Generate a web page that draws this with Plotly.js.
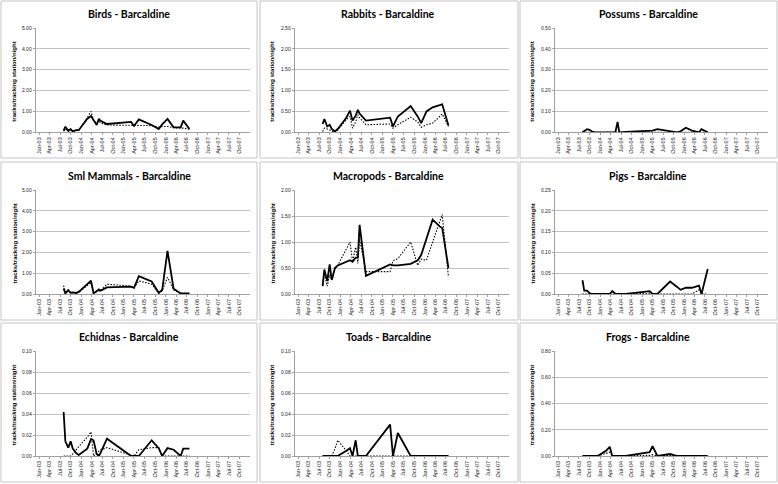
<!DOCTYPE html>
<html><head><meta charset="utf-8">
<script src="https://cdn.plot.ly/plotly-3.0.1.min.js"></script>
<style>html,body{margin:0;padding:0;background:#fff}#chart{width:778px;height:484px}</style>
</head><body><div id="chart"></div>
<script>
// ---- DATA ----
const surveyDates = ['2003-08-01','2003-08-16','2003-09-10','2003-10-01','2003-10-19','2003-11-16','2003-12-10',
  '2004-02-22','2004-03-25','2004-04-16','2004-05-13','2004-06-01','2004-06-16','2004-08-10',
  '2005-03-07','2005-04-01','2005-05-13','2005-09-01','2005-11-01','2005-12-01','2006-01-16',
  '2006-03-10','2006-05-10','2006-06-01','2006-07-25'];

const panelTitles = ['Birds - Barcaldine','Rabbits - Barcaldine','Possums - Barcaldine',
  'Sml Mammals - Barcaldine','Macropods - Barcaldine','Pigs - Barcaldine',
  'Echidnas - Barcaldine','Toads - Barcaldine','Frogs - Barcaldine'];
const yAxisLabel = 'tracks/tracking station/night';
const yMax = [5, 2.5, 0.5, 5, 2, 0.25, 0.1, 0.1, 0.8];
const yStep = [1, 0.5, 0.1, 1, 0.5, 0.05, 0.02, 0.02, 0.2];

const birdsSolid   = [0.08,0.27,0.08,0.15,0.05,0.10,0.10,0.65,0.78,0.60,0.35,0.65,0.55,0.40,0.50,0.30,0.62,0.35,0.16,0.38,0.64,0.24,0.24,0.56,0.16];
const birdsDotted  = [0.05,0.15,0.05,0.10,0.05,0.08,0.10,0.70,1.00,0.55,0.45,0.55,0.45,0.35,0.33,0.33,0.33,0.32,0.25,0.28,0.28,0.22,0.20,0.20,0.15];
const rabbitsSolid = [0.20,0.32,0.14,0.18,0.08,0.02,0.08,0.35,0.52,0.28,0.40,0.54,0.45,0.28,0.35,0.14,0.38,0.63,0.38,0.22,0.50,0.60,0.65,0.67,0.16];
const rabbitsDotted= [0.02,0.10,0.08,0.05,0.02,0.00,0.05,0.30,0.38,0.10,0.25,0.42,0.35,0.18,0.20,0.10,0.18,0.36,0.25,0.12,0.18,0.22,0.38,0.44,0.14];
const possumsSolid = [0,0.005,0.015,0.012,0.005,0,0,0,0,0,0,0.05,0,0.002,0.005,0.008,0.015,0.003,0,0.005,0.022,0.008,0,0.015,0];
const possumsDotted= [0,0,0.002,0.002,0,0,0,0,0,0,0,0.002,0,0,0,0.002,0.002,0,0,0,0.003,0,0,0.002,0];
const smlSolid     = [0.27,0.03,0.19,0.06,0.08,0.05,0.10,0.45,0.64,0.03,0.15,0.22,0.16,0.32,0.35,0.30,0.86,0.60,0.06,0.19,2.07,0.25,0.03,0.03,0.03];
const smlDotted    = [0.40,0.05,0.15,0.05,0.05,0.03,0.08,0.40,0.55,0.05,0.12,0.15,0.15,0.47,0.38,0.30,0.63,0.47,0.03,0.15,0.80,0.20,0.02,0.02,0.02];
const macroSolid   = [0.15,0.47,0.25,0.57,0.27,0.50,0.55,0.62,0.65,0.62,0.70,0.70,1.33,0.35,0.57,0.55,0.55,0.58,0.65,0.75,1.06,1.43,1.30,1.27,0.50];
const macroDotted  = [0.19,0.40,0.15,0.37,0.27,0.50,0.55,0.85,1.00,0.62,0.90,0.59,1.05,0.43,0.43,0.64,0.68,1.00,0.55,0.67,0.65,1.00,1.40,1.53,0.33];
const pigsSolid    = [0.033,0.008,0.008,0.002,0,0,0,0,0,0.007,0.001,0,0,0,0.007,0,0,0.03,0.017,0.01,0.015,0.015,0.02,0,0.06];
const pigsDotted   = [0,0,0,0,0,0,0,0,0,0,0,0,0,0,0.002,0,0,0,0,0,0,0,0.01,0,0];
const echSolid     = [0.042,0.014,0.008,0.014,0.007,0.003,0.001,0.007,0.016,0.015,0.002,0,0.003,0.0165,0,0,0,0.015,0.0075,0,0.0075,0.006,0,0.007,0.007];
const echDotted    = [0,0,0,0,0.002,0.006,0.009,0.018,0.023,0,0.003,0.005,0.006,0.008,0.001,0,0.006,0.008,0.008,0,0,0,0,0,0];
const toadsSolid   = [0,0,0,0,0,0,0,0.005,0.0075,0,0.015,0,0,0,0.03,0,0.022,0,0,0,0,0,0,0,0];
const toadsDotted  = [0,0,0,0,0,0.007,0.015,0.005,0,0,0,0,0,0,0,0,0,0,0,0,0,0,0,0,0];
const frogsSolid   = [0,0,0,0,0,0,0,0.04,0.07,0,0,0,0,0,0.03,0.075,0,0.015,0,0,0,0,0,0,0];
const frogsDotted  = [0,0,0,0,0,0,0,0.02,0.03,0,0,0,0,0,0.005,0.01,0,0.005,0,0,0,0,0,0,0];

const solidSeries  = [birdsSolid, rabbitsSolid, possumsSolid, smlSolid, macroSolid, pigsSolid, echSolid, toadsSolid, frogsSolid];
const dottedSeries = [birdsDotted, rabbitsDotted, possumsDotted, smlDotted, macroDotted, pigsDotted, echDotted, toadsDotted, frogsDotted];

// ---- LAYOUT ----
const W = 778, H = 484;
const px = v => v / W, py = v => 1 - v / H;
const plotCols = [[36, 250], [295, 509], [555, 768]];
const plotRows = [[28, 132.3], [190, 294], [351.3, 456]];
const frameCols = [[1, 257], [260, 518], [520, 777]];
const frameRows = [[1, 158], [162, 320], [323, 482]];
const titleX = [129, 388, 648];
const titleY = [14, 176, 337];
const yTitleX = [14, 272, 532];

const traces = [];
const layout = {
  width: W, height: H,
  margin: {l: 0, r: 0, t: 0, b: 0},
  paper_bgcolor: '#ffffff', plot_bgcolor: '#ffffff',
  showlegend: false,
  shapes: [], annotations: []
};

for (let i = 0; i < 9; i++) {
  const r = Math.floor(i / 3), c = i % 3;
  const s = i === 0 ? '' : String(i + 1);
  const xa = 'x' + s, ya = 'y' + s;
  traces.push({x: surveyDates, y: dottedSeries[i], xaxis: xa, yaxis: ya, type: 'scatter', mode: 'lines',
    line: {color: '#000', width: 1.1, dash: '1.5px,1.5px'}, connectgaps: true, hoverinfo: 'skip'});
  traces.push({x: surveyDates, y: solidSeries[i], xaxis: xa, yaxis: ya, type: 'scatter', mode: 'lines',
    line: {color: '#000', width: 1.8}, connectgaps: true, hoverinfo: 'skip'});

  layout['xaxis' + s] = {
    domain: [px(plotCols[c][0]), px(plotCols[c][1])],
    anchor: ya, type: 'date',
    range: ['2002-12-05', '2007-12-31'],
    tick0: '2003-01-01', dtick: 'M3', tickformat: '%b-%y',
    tickangle: -90, tickfont: {family: 'Liberation Sans', size: 5.5, color: '#222'},
    ticks: 'outside', ticklen: 2, tickcolor: '#888', tickwidth: 0.8,
    showgrid: false, showline: true, linecolor: '#888', linewidth: 0.8,
    zeroline: false, fixedrange: true, automargin: false
  };
  layout['yaxis' + s] = {
    domain: [py(plotRows[r][1]), py(plotRows[r][0])],
    anchor: xa, range: [0, yMax[i]], dtick: yStep[i], tick0: 0, tickformat: '.2f',
    tickfont: {family: 'Liberation Sans', size: 5, color: '#222'},
    ticks: 'outside', ticklen: 2.5, tickcolor: '#888', tickwidth: 0.8,
    showgrid: true, gridcolor: '#b4b4b4', gridwidth: 0.8,
    showline: true, linecolor: '#888', linewidth: 0.8,
    zeroline: false, fixedrange: true, automargin: false
  };

  layout.shapes.push({type: 'rect', xref: 'paper', yref: 'paper',
    x0: px(frameCols[c][0]), x1: px(frameCols[c][1]),
    y0: py(frameRows[r][1]), y1: py(frameRows[r][0]),
    line: {color: '#c4c4c4', width: 1}, fillcolor: 'rgba(0,0,0,0)', layer: 'below'});

  layout.annotations.push({text: '<b>' + panelTitles[i] + '</b>', xref: 'paper', yref: 'paper',
    x: px(titleX[c]), y: py(titleY[r]), xanchor: 'center', yanchor: 'middle', showarrow: false,
    font: {family: 'Lato', size: 10.5, color: '#000'}});
  layout.annotations.push({text: '<b>' + yAxisLabel + '</b>', xref: 'paper', yref: 'paper',
    x: px(yTitleX[c]), y: py((plotRows[r][0] + plotRows[r][1]) / 2 + 1.5), textangle: -90,
    xanchor: 'center', yanchor: 'middle', showarrow: false,
    font: {family: 'Liberation Sans', size: 6, color: '#000'}});
}

Plotly.newPlot('chart', traces, layout, {staticPlot: true, displayModeBar: false});
</script>
</body></html>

+++

Up to and including the line with "0.02, 0.02, 0.2];", copy the data above from its first line. Skip pictures.

COMPLETE OUTPUT:
Generate a web page that draws this with Plotly.js.
<!DOCTYPE html>
<html><head><meta charset="utf-8">
<script src="https://cdn.plot.ly/plotly-3.0.1.min.js"></script>
<style>html,body{margin:0;padding:0;background:#fff}#chart{width:778px;height:484px}</style>
</head><body><div id="chart"></div>
<script>
// ---- DATA ----
const surveyDates = ['2003-08-01','2003-08-16','2003-09-10','2003-10-01','2003-10-19','2003-11-16','2003-12-10',
  '2004-02-22','2004-03-25','2004-04-16','2004-05-13','2004-06-01','2004-06-16','2004-08-10',
  '2005-03-07','2005-04-01','2005-05-13','2005-09-01','2005-11-01','2005-12-01','2006-01-16',
  '2006-03-10','2006-05-10','2006-06-01','2006-07-25'];

const panelTitles = ['Birds - Barcaldine','Rabbits - Barcaldine','Possums - Barcaldine',
  'Sml Mammals - Barcaldine','Macropods - Barcaldine','Pigs - Barcaldine',
  'Echidnas - Barcaldine','Toads - Barcaldine','Frogs - Barcaldine'];
const yAxisLabel = 'tracks/tracking station/night';
const yMax = [5, 2.5, 0.5, 5, 2, 0.25, 0.1, 0.1, 0.8];
const yStep = [1, 0.5, 0.1, 1, 0.5, 0.05, 0.02, 0.02, 0.2];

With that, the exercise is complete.